Common Lisp vs Clojure

Ralph Ritoch

I started tinkering with Lisp when I was in college and was easily tempted by the possibilities.  The relationship didn’t last because it simply took too much coding to match the capabilities of the modern programming languages at the time, C++, Pascal and Perl.  When I was hired to work on a Clojure project I was excited to see that Clojure was a Lisp technology that could leverage off of modern technologies.  This relationship soured when I discovered that Clojure not only doesn’t conform to any standard, but has no intention of ever conforming to a standard.  Many will argue that Clojure isn’t proprietary because it is open source, but with a single company controlling it’s development, and no established standard, I argue that Clojure is indeed a proprietary technology that can at any point make fundamental changes which break the functionality of business applications.

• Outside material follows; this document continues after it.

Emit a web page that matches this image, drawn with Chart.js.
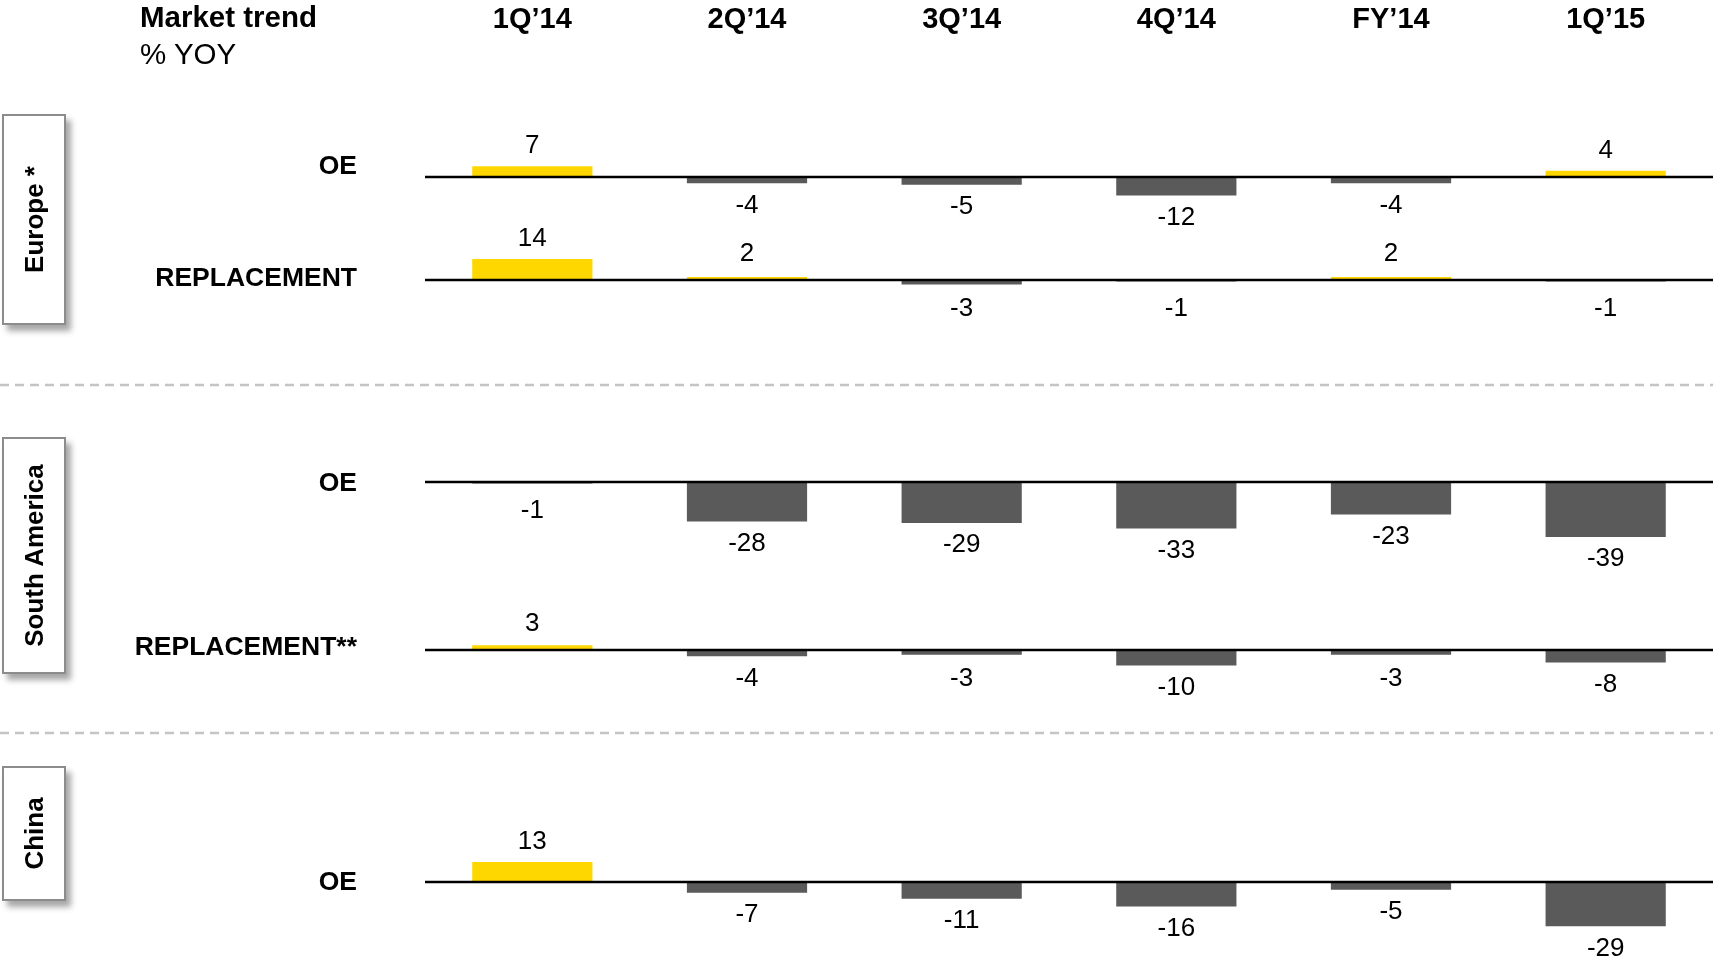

Being disappointed with the proprietary nature of Clojure I started looking for a JVM based Common Lisp implementation and found ABCL, Armed Bear Common lisp.  While I didn’t particularly like the name of the application, I could see that this technology appears to be on the verge of being usable for modern applications.  There were two immediate issues I ran into with ABCL, performance and conformance.  Instead of wasting time complaining about these problems I took an active role in trying to repair them.  The performance issues were relatively easy to identify. The system runs with  a giant call-stack and makes excessive use of the java “instanceof” operator which is a very slow operator that can be easily refactored out of code. I also discovered some issues with file IO, specifically regarding the handling of jar files. What I discovered was that it didn’t take a great deal of work to improve the performance of the language.

If the advantage of Common Lisp over Clojure is that Common Lisp is an established standard than conformance to that standard would be a prerequisite to choosing A JVM based Common Lisp implementation over Clojure.  This is the tragic flaw of Common Lisp, and in some ways a well-guarded secret.  ‘Secret’ probably isn’t the best word to describe the situation because many of the developers know that their implementation doesn’t conform 100% to the standard, but instead of solutions to the conformance problems the only thing you will find are excuses.  Even SBCL which is the most commonly used implementation of Common Lisp fails over 50 of the official ansi common lisp conformance tests. ABCL performs somewhat better on these tests but how far is it from 100% conformance? If passing the remaining tests is any indicator I found that it wasn’t very difficult to get ABCL to pass most of the tests. There were 3 tests that I didn’t solve. Two of the failures are because ABCL doesn’t do strict CLOS type checking, which probably isn’t too difficult to solve, but the third failure is with the pretty-printer, and that is the conformance issue that is unbelievably complex.  The complexity of the problem alone can explain why Common Lisp implementations don’t conform to the standard.  Digging deeper into the issue I discovered that some flaws in pretty-printer implementations date back over 20 years.

The most fundamental difference between Common Lisp and Clojure is that Clojure is a Lisp-like language, and Common Lisp is an established standard.  Choosing a standardized technology over a proprietary one is a fair decision if there is actually an implementation that both meets your needs and conforms to that standard.  While ABCL proves that it is possible to implement Common Lisp in JVM and therefore utilize the modern facilities provided by Java, it doesn’t fully conform to the Common Lisp standard.  As far as I can tell, none of the freely available common lisp implementations do fully conform to the standard.  Sure they are accepted as conformant with the help of documented exceptions, but the reality is none of them comply with 100% of the rules established by the standard. Because of this I must exclude the existence of a standard as grounds for choosing Common Lisp over Clojure. Once standards compliance is excluded, what remains is that Clojure provides an easier to use syntax, better performance, and better integration with modern applications.  Common Lisp implementations have a single advantage of being based on a standard, but that advantage is lost by the fact that no implementation conforms to that standard, and without the standard there is no remaining reason to choose Common Lisp over Clojure. At this point at least, it seems Clojure is the clear winner.